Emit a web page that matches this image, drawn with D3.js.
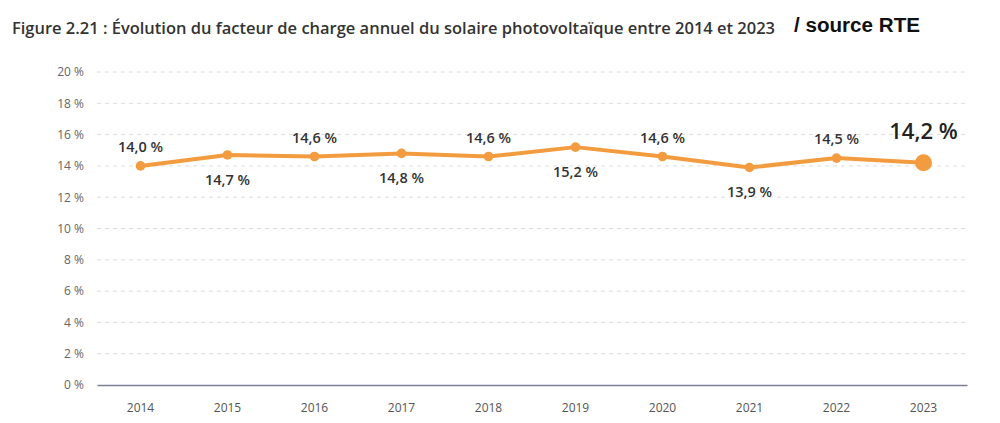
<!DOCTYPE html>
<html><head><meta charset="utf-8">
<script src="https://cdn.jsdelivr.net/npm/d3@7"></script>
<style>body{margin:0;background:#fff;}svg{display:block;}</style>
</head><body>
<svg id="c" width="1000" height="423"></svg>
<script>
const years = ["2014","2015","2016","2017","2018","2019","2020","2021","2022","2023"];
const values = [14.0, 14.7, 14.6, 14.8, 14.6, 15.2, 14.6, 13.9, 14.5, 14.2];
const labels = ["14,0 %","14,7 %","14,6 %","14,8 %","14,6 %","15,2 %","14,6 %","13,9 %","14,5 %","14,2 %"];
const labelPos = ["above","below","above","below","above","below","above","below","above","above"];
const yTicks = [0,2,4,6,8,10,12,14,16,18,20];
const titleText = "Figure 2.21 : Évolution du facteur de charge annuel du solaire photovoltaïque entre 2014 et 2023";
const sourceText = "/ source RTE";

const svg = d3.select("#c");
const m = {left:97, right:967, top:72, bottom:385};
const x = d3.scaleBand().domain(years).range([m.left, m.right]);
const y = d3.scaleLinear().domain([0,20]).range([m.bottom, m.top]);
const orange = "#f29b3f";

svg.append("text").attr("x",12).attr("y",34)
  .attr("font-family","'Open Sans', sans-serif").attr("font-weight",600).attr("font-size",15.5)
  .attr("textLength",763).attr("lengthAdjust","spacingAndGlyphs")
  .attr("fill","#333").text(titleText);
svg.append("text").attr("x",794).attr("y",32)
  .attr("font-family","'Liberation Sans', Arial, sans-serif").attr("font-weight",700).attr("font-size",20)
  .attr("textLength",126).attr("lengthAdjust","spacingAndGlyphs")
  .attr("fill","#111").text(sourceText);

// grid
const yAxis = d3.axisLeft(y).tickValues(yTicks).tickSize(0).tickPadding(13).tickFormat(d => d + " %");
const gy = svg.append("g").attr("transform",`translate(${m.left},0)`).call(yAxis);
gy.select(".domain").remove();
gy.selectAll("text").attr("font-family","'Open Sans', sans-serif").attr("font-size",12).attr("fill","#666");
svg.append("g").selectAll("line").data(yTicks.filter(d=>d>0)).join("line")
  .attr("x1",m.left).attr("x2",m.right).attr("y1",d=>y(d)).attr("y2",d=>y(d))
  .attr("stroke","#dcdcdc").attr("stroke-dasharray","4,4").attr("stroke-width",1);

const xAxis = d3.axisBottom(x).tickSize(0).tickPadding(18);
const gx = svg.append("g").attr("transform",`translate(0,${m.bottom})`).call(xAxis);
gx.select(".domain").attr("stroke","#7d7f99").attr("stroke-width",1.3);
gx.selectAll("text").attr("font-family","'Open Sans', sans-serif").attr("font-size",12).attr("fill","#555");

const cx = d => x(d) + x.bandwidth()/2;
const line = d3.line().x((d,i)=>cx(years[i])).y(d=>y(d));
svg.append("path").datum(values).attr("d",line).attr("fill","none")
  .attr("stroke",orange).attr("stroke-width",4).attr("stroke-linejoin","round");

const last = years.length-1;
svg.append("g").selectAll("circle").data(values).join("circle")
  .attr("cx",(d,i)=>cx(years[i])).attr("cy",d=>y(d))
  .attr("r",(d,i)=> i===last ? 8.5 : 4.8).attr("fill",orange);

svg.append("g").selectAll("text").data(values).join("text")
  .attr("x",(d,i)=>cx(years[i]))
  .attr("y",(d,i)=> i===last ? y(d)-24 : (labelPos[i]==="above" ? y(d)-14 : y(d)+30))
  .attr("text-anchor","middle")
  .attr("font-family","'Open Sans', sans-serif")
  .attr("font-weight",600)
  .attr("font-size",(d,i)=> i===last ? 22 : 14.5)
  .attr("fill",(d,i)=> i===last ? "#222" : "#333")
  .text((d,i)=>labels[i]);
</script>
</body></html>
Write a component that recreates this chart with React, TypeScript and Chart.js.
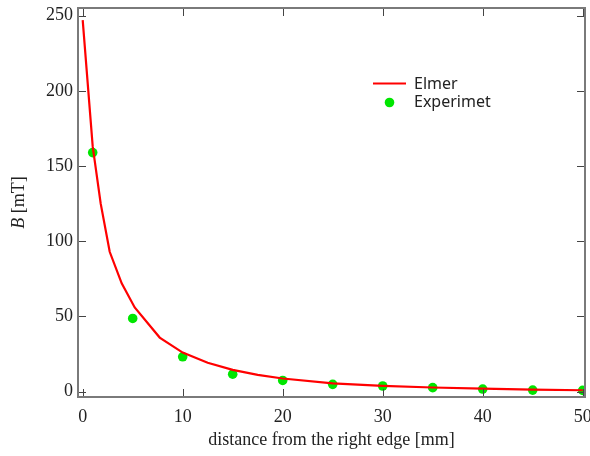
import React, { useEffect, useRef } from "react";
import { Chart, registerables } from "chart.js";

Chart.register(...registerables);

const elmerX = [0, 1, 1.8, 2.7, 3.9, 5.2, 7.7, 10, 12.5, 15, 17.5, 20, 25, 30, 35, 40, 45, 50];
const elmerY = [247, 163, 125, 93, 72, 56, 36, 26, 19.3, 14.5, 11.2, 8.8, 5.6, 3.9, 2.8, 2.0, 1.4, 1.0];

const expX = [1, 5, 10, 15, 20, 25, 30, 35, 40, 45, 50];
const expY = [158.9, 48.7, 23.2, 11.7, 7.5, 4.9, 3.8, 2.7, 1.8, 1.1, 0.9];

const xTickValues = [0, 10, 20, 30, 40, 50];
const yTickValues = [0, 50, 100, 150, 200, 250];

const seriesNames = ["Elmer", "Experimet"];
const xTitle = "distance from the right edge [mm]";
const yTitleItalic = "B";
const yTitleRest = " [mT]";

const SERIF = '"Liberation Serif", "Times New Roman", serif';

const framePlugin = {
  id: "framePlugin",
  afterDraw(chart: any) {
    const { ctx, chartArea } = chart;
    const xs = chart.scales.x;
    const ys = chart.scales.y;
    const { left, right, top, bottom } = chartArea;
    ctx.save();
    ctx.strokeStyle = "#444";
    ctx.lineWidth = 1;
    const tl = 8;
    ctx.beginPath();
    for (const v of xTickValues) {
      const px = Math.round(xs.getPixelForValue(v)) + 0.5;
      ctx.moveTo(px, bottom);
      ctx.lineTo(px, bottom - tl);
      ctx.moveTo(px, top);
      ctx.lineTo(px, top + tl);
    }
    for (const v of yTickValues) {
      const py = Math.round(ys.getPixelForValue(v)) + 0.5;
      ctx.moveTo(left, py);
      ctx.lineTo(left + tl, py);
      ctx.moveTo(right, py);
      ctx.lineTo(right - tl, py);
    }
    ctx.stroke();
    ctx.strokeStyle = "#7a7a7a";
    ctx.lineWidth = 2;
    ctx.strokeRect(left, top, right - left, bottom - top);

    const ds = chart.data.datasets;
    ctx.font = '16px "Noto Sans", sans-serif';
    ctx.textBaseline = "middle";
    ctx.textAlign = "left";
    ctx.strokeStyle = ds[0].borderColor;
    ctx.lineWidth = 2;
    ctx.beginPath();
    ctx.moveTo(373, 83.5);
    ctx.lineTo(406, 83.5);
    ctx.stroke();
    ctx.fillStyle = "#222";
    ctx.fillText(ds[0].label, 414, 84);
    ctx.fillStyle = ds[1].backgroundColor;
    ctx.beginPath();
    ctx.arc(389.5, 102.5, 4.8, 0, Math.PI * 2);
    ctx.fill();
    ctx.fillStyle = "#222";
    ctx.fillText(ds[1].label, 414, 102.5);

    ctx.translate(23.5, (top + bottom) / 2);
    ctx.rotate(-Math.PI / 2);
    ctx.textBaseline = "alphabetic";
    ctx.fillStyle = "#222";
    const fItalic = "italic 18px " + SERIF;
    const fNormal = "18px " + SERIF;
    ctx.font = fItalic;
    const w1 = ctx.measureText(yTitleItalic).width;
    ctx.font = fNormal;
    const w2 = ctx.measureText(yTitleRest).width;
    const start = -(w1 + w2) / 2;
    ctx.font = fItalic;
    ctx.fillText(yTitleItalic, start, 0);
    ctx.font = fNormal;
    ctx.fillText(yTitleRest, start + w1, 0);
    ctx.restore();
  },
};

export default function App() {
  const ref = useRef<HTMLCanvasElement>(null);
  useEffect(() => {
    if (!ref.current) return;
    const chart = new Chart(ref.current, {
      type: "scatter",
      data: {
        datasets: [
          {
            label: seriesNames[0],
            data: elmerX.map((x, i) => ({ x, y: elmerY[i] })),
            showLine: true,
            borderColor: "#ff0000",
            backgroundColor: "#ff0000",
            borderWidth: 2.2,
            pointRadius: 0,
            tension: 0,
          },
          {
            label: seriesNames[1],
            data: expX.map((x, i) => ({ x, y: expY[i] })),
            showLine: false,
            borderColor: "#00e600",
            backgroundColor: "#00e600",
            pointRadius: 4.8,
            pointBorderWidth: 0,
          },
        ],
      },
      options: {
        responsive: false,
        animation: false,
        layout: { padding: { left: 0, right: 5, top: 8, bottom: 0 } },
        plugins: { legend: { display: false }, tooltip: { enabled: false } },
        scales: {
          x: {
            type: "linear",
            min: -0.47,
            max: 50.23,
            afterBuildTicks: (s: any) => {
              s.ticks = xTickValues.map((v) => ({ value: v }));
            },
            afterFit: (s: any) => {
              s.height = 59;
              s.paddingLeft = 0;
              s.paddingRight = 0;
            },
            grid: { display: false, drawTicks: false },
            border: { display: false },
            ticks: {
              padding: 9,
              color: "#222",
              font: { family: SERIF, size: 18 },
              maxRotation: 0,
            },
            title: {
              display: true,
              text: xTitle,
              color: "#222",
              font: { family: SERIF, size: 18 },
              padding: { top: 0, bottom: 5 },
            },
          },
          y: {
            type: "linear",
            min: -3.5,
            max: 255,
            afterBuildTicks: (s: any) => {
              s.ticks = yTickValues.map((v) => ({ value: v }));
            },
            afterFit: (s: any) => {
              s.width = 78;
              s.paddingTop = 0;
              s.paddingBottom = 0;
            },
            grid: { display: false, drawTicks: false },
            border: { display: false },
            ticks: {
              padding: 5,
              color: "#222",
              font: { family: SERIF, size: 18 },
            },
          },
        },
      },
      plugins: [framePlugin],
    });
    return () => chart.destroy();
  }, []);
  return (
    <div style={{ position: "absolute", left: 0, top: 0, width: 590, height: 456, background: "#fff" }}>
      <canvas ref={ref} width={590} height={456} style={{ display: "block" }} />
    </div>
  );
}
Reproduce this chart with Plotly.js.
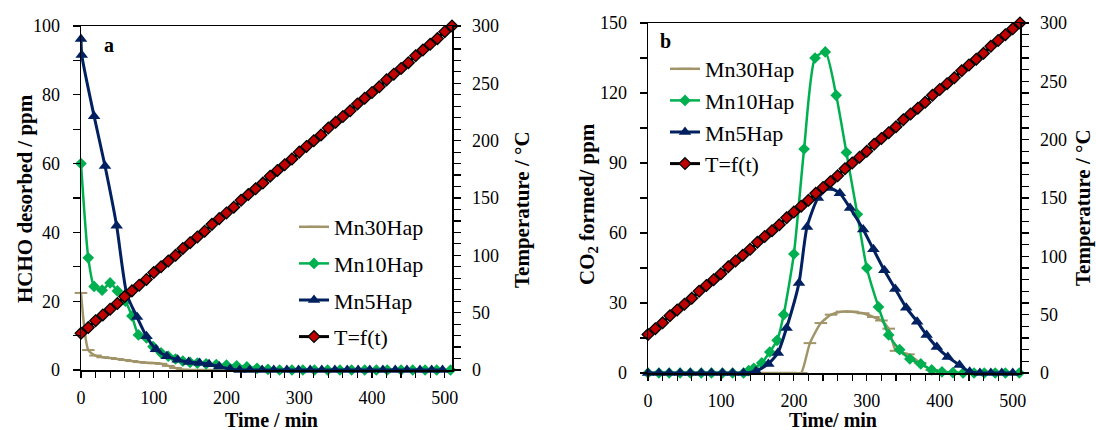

● Requirements: Transcribe only the lines above that start at the line containing "Write a component" and end at the line containing "2.0, 1.4, 1.0];". Omit pictures.

● Output for this task:
Write a component that recreates this chart with React, TypeScript and Chart.js.
import React, { useEffect, useRef } from "react";
import { Chart, registerables } from "chart.js";

Chart.register(...registerables);

const elmerX = [0, 1, 1.8, 2.7, 3.9, 5.2, 7.7, 10, 12.5, 15, 17.5, 20, 25, 30, 35, 40, 45, 50];
const elmerY = [247, 163, 125, 93, 72, 56, 36, 26, 19.3, 14.5, 11.2, 8.8, 5.6, 3.9, 2.8, 2.0, 1.4, 1.0];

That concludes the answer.